Deputy Juvêncio Dias:
Dr. Otto, I fully accept your explanation, but I believe that the most complementary behavior of a technician is to fight. And nobody has better conditions to fight for your work than you do. . . . Making a plan to be shelved makes no sense. And I’m certain—you are young, sir—that youth would not accept such a result.
I hope that you don’t age prematurely. The old man is comfortable because time has made him that way. His very physiology and his very hormones make him this way. You’re still young. If you lose the ability to fight, you will age early, your very personality will turn gray, and that’s the worst kind of aging. Thank you.
[Unnamed Technician]:
First, I want to request permission to speak to Dr. Otto. Not as a Project RADAM technician, but simply as a technician, I would like to say how much it pained us—us real technicians—the accusation of not being a patriot. . . . We fight, but we can only get to a certain point. I say this because it has everything to do with my map, this most idealistic of maps, this map that attends to preservation, [for which] you even call us poets of nature.

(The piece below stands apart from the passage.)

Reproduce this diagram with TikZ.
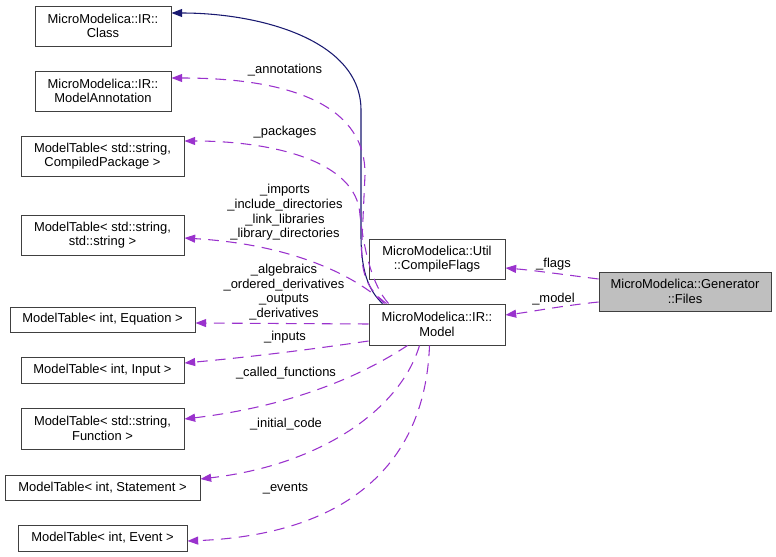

I’m sorry to say it, but at my age—I’m older than the other RADAM technicians—that hurts to hear, I tell you, and I’m certain the other technicians feel the same.
Deputy Rafael Faraco:
That’s the fundamental characteristic of Project RADAM: to be a merely informative body. It surveys reality and informs whoever is responsible for executing projects. Thus far it is totally fulfilling its mission.